• WHAT IS EXPECTED: Reproduce all of the data below without alteration; exclude every picture.

• SOURCE DATA:
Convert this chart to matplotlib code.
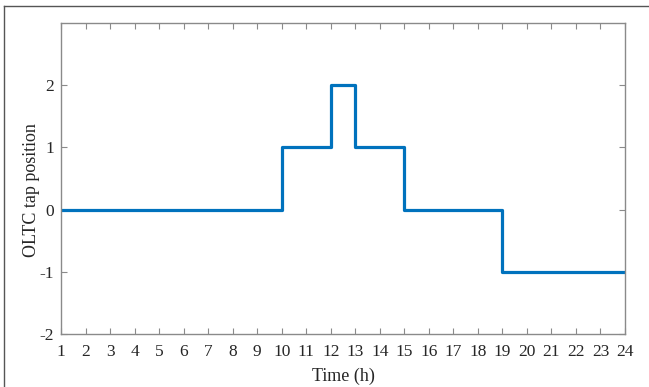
import matplotlib
matplotlib.use("Agg")
import matplotlib.pyplot as plt
from matplotlib.lines import Line2D

hours = list(range(1, 25))
tap = [0, 0, 0, 0, 0, 0, 0, 0, 0, 1, 1, 2, 1, 1, 0, 0, 0, 0, -1, -1, -1, -1, -1, -1]
xticks = list(range(1, 25))
yticks = [-2, -1, 0, 1, 2]

plt.rcParams['font.family'] = ['Liberation Serif', 'DejaVu Serif']
plt.rcParams['axes.unicode_minus'] = False
fig = plt.figure(figsize=(6.49, 3.87), dpi=100)
ax = fig.add_axes([61/649, 1-334/387, (625-61)/649, (334-23)/387])
ax.step(hours, tap, where='post', color='#0072BD', linewidth=2.3)
ax.set_xlim(1, 24)
ax.set_ylim(-2, 3)
ax.set_xticks(xticks)
ax.set_yticks(yticks)
spine_c = '#8a8a8a'
for s in ax.spines.values():
    s.set_color(spine_c)
    s.set_linewidth(1.0)
ax.tick_params(direction='in', top=True, right=True, length=4, width=0.8,
               color=spine_c, labelcolor='#262626', labelsize=12.5)
ax.tick_params(axis='x', pad=7)
ax.tick_params(axis='y', pad=5)
ax.set_xlabel('Time (h)', fontsize=13, color='#262626', labelpad=6)
ax.set_ylabel('OLTC tap position', fontsize=13, color='#262626', labelpad=0)
ax.yaxis.label.set_y(0.463)

# outer frame (left and top edges of screenshot)
fig.add_artist(Line2D([4/649, 4/649], [0, 1-6/387], transform=fig.transFigure, color='#555555', lw=1.0))
fig.add_artist(Line2D([4/649, 1], [1-6/387, 1-6/387], transform=fig.transFigure, color='#555555', lw=1.0))

fig.savefig('out.png', dpi=100)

• EXPECTED OUTPUT:
Convert this chart to matplotlib code.
import matplotlib
matplotlib.use("Agg")
import matplotlib.pyplot as plt
from matplotlib.lines import Line2D

hours = list(range(1, 25))
tap = [0, 0, 0, 0, 0, 0, 0, 0, 0, 1, 1, 2, 1, 1, 0, 0, 0, 0, -1, -1, -1, -1, -1, -1]
xticks = list(range(1, 25))
yticks = [-2, -1, 0, 1, 2]

plt.rcParams['font.family'] = ['Liberation Serif', 'DejaVu Serif']
plt.rcParams['axes.unicode_minus'] = False
fig = plt.figure(figsize=(6.49, 3.87), dpi=100)
ax = fig.add_axes([61/649, 1-334/387, (625-61)/649, (334-23)/387])
ax.step(hours, tap, where='post', color='#0072BD', linewidth=2.3)
ax.set_xlim(1, 24)
ax.set_ylim(-2, 3)
ax.set_xticks(xticks)
ax.set_yticks(yticks)
spine_c = '#8a8a8a'
for s in ax.spines.values():
    s.set_color(spine_c)
    s.set_linewidth(1.0)
ax.tick_params(direction='in', top=True, right=True, length=4, width=0.8,
               color=spine_c, labelcolor='#262626', labelsize=12.5)
ax.tick_params(axis='x', pad=7)
ax.tick_params(axis='y', pad=5)
ax.set_xlabel('Time (h)', fontsize=13, color='#262626', labelpad=6)
ax.set_ylabel('OLTC tap position', fontsize=13, color='#262626', labelpad=0)
ax.yaxis.label.set_y(0.463)

# outer frame (left and top edges of screenshot)
fig.add_artist(Line2D([4/649, 4/649], [0, 1-6/387], transform=fig.transFigure, color='#555555', lw=1.0))
fig.add_artist(Line2D([4/649, 1], [1-6/387, 1-6/387], transform=fig.transFigure, color='#555555', lw=1.0))

fig.savefig('out.png', dpi=100)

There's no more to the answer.